Spurring Local Entrepreneurship to Clean Rivers in India

By Namita Vikas

The Indian economy is picking up momentum and the present government seems to have its heart and mind in the right place, with a special thrust on cleaning of rivers, contributing towards water security. The new government’s “Cleaning of the Ganga” and pollution free rivers agenda has come at an opportune time, when the world is having several dialogues, with all roads leading to the UN Climate Change Conference in Paris in 2015, where in, there would be important discussions on frameworks to limit global warming to below 2°C, The sanction of INR 2037 crores for ‘Namami Gange’, is clearly a first step in the right direction to mitigate climate change.

However, monetary intervention needs to be clubbed with any ecosystem intervention that requires careful consideration of various inter-linked activities and institutions. For instance, if the flow of the river is important for cleansing it, then limited water would require to be drawn for irrigation purposes, which may result in adverse effect on agriculture. To counter this adverse effect, irrigation practices would have to become more efficient, by utilizing newer technologies like drip irrigation methods.

namita vikas

In addition, there are issues with upstream and downstream regions and dispute settlement mechanisms which may need to be sorted out along with cleaning rivers and can be an uphill task. However, the positive here is that the starting point is defined and there are many activities which are low hanging fruits with little or no repercussion at all on the ecosystem. Upfront the primary task should be to identify these low hanging fruits.

Amongst all the Indian rivers, the most important is holy Ganga. Besides, its economic significance, it is cardinal from a spiritual relevance. So far, the Ganga has received maximum amount of public resources and attention; yet as the table below explains, the river has unacceptable levels of almost all biochemical parameters. The river is not suitable for bathing, drinking, irrigation, and for aquatic flora and fauna.

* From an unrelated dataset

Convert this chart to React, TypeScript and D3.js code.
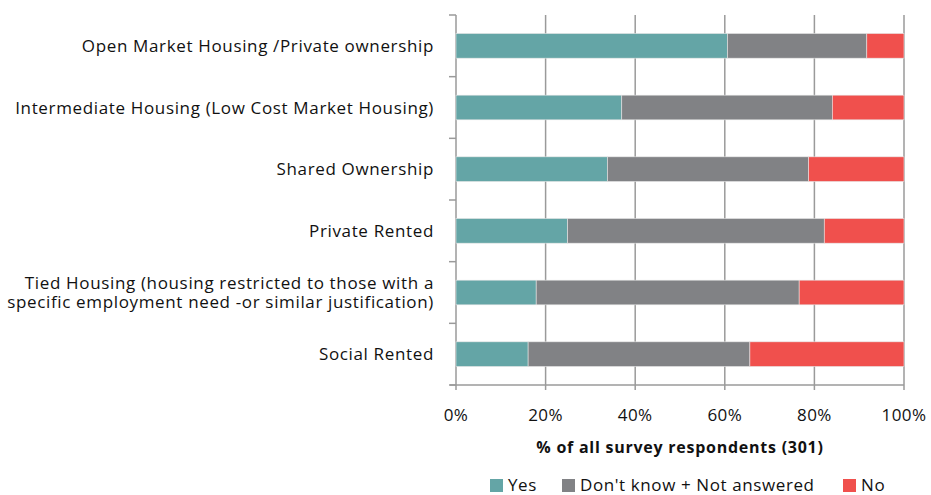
import React from "react";
import * as d3 from "d3";

const categories: string[][] = [
  ["Open Market Housing /Private ownership"],
  ["Intermediate Housing (Low Cost Market Housing)"],
  ["Shared Ownership"],
  ["Private Rented"],
  ["Tied Housing (housing restricted to those with a", "specific employment need -or similar justification)"],
  ["Social Rented"],
];
const yesValues = [60.6, 37.0, 33.8, 24.9, 17.9, 16.1];
const dontKnowValues = [31.1, 47.0, 44.9, 57.3, 58.7, 49.5];
const noValues = [8.3, 16.0, 21.3, 17.8, 23.4, 34.4];
const seriesNames = ["Yes", "Don't know + Not answered", "No"];
const seriesColors = ["#64A5A6", "#818285", "#F0504D"];
const xTicks = [0, 20, 40, 60, 80, 100];
const xTitle = "% of all survey respondents (301)";

const W = 931;
const H = 495;
const FONT = "'Open Sans', sans-serif";

export default function App() {
  const x = d3.scaleLinear().domain([0, 100]).range([456, 904]);
  const idx = categories.map((_, i) => String(i));
  const y = d3.scaleBand().domain(idx).range([15, 385]).paddingInner(0.6).paddingOuter(0.3);
  const yBand = d3.scaleBand().domain(idx).range([15, 385]);

  const rows = categories.map((c, i) => ({ yes: yesValues[i], dk: dontKnowValues[i], no: noValues[i] }));
  const stack = d3.stack<any>().keys(["yes", "dk", "no"])(rows);

  const gridColor = "#9a9a9a";
  return (
    <svg width={W} height={H} style={{ position: "absolute", left: 0, top: 0 }}>
      <rect width={W} height={H} fill="#fff" />
      {xTicks.map((t) => (
        <line key={"g" + t} x1={x(t)} x2={x(t)} y1={15} y2={390} stroke={gridColor} strokeWidth={1.5} />
      ))}
      {d3.range(categories.length + 1).map((i) => {
        const yy = 15 + i * yBand.bandwidth();
        return <line key={"yt" + i} x1={449} x2={456} y1={yy} y2={yy} stroke={gridColor} strokeWidth={1.5} />;
      })}
      <line x1={450} x2={904} y1={385} y2={385} stroke={gridColor} strokeWidth={1.5} />
      {stack.map((s, si) =>
        s.map((d, i) => (
          <rect
            key={si + "-" + i}
            x={x(d[0])}
            width={x(d[1]) - x(d[0])}
            y={y(String(i))}
            height={y.bandwidth()}
            fill={seriesColors[si]}
            stroke="#e6e6e6"
            strokeWidth={0.6}
          />
        ))
      )}
      {categories.map((lines, i) => {
        const cy = (yBand(String(i)) as number) + yBand.bandwidth() / 2;
        const lh = 19;
        return (
          <text key={"c" + i} textAnchor="end" fontFamily={FONT} fontSize={17} letterSpacing={0.65} fill="#111">
            {lines.map((l, j) => (
              <tspan key={j} x={434} y={cy + (j - (lines.length - 1) / 2) * lh} dy="0.36em">
                {l}
              </tspan>
            ))}
          </text>
        );
      })}
      {xTicks.map((t) => (
        <text key={"xl" + t} x={x(t)} y={415} dy="0.36em" textAnchor="middle" fontFamily={FONT} fontSize={17} letterSpacing={0.4} fill="#111">
          {t + "%"}
        </text>
      ))}
      <text x={680} y={447} dy="0.36em" textAnchor="middle" fontFamily={FONT} fontSize={16} letterSpacing={0.75} fontWeight="bold" fill="#111">
        {xTitle}
      </text>
      {(() => {
        const starts = [490, 562, 843];
        return seriesNames.map((n, i) => (
          <g key={"lg" + i}>
            <rect x={starts[i]} y={479} width={13} height={13} fill={seriesColors[i]} />
            <text x={starts[i] + 18} y={485} dy="0.36em" fontFamily={FONT} fontSize={17} letterSpacing={0.6} fill="#111">
              {n}
            </text>
          </g>
        ));
      })()}
    </svg>
  );
}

There are also many other environmental contaminants such as heavy metals, pesticides, and persistent organic pollutants (POPs) which need to be evaluated and monitored regularly, which is presently not looked at with the attention required. There may be a need for the pollution parameters to be monitored more frequently and at multiple places, and definitely district wise. In fact some of the water quality parameters were last monitored in 2009.

Parameter pH value Conductivity for irrigation Dissolved Oxygen (DO) Bio chemical Oxygen Demand (BOD) Faecal Coliform
Important for drinking purposes irrigation aquatic life of flora and fauna aquatic life of flora and fauna bathing
Acceptable Range 6.5-8.5 2250 μmhos/cm more than 4 mg/l less than 3 mg/l less than 2500 MPN/100ml
Reported 6.5-8.59 68-4460 μmhos/cm 4.3-9.2 mg/l 0.2-16.0 mg/l 0-400000 MPN/100ml
Verdict Not suitable Not suitable   Not suitable Not suitable

Source: Ganga Basin Report, 2014; Government of India, Ministry of Water Resources

A holistic approach therefore is much needed, not just to clean the river, but to monitor and maintain data on various environmental parameters  which in itself will be a great avenue for livelihood generation too.

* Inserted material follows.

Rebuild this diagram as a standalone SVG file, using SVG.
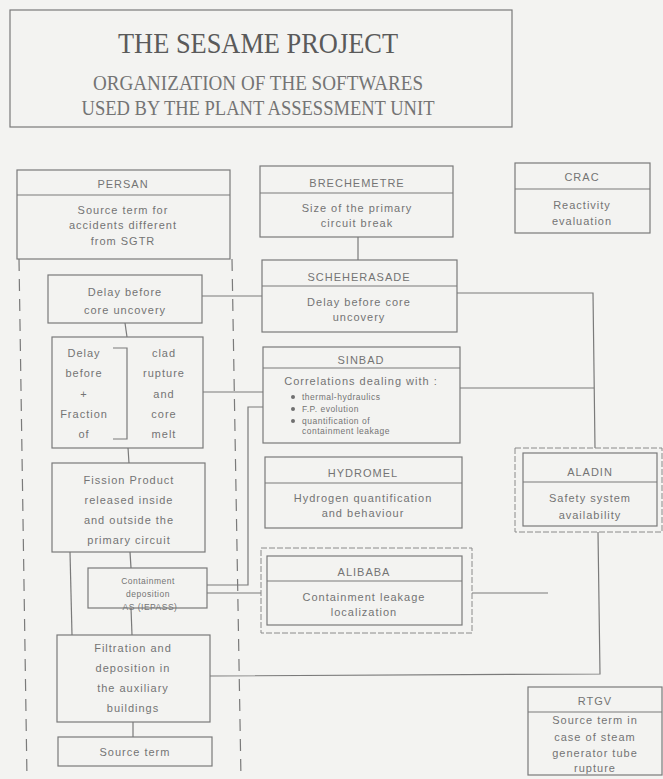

Citing the example of the requirement of regular evaluation of pollution parameters, propels a business opportunity for entrepreneurs at district level, where water testing centres could be established to get accurate and timely data.

To create resilient infrastructure it may be important to first create an inventory of information, and methods to percolate information across a wide range of stakeholders. These district/sub districts/municipality specific water/air testing centres may be useful, as then they are equipped with water and air quality information collection and dissipation centers which would help in creating infrastructure for resilience and assist various government agencies or even the private sector too.

In addition from a green employment perspective, creation of resilient infrastructure would not only be environmentally sound, but also fuel employment generation.

Further, since the market for sustainability centric information is growing rapidly, and clients range from governments, corporates to individuals; access to sustainability information (including river water quality) needs to be localized.

Rather than putting pressure on public finances which in any case are stretched, entrepreneur driven models in a public private partnership may give effective results ensuring flexibility, adaptability and granularity required for running an efficient water and air quality center at a local level.

There are evidences how such centers can be structured and financed (e.g. Agriclinincs by NABARD or village level solar charging stations), with financial institutions across the board, right from major banks to small micro finance agencies can all play a role.

Their acquired knowledge on forming special purpose vehicles (which can be made out of a amalgamating many neighboring information centers together) or public private partnerships working closely with central and state governments would be useful in making such a format successful.

By now it is an established fact, that clean rivers yield great dividends in a democracy. Clean rivers, not only provide greater water security, but result in sustainable development which will impact livelihoods, preservation of natural capital and enable social empowerment.
[The author is Senior President and Country Head- Responsible Banking & Chief Sustainability Officer, YES BANK Ltd.]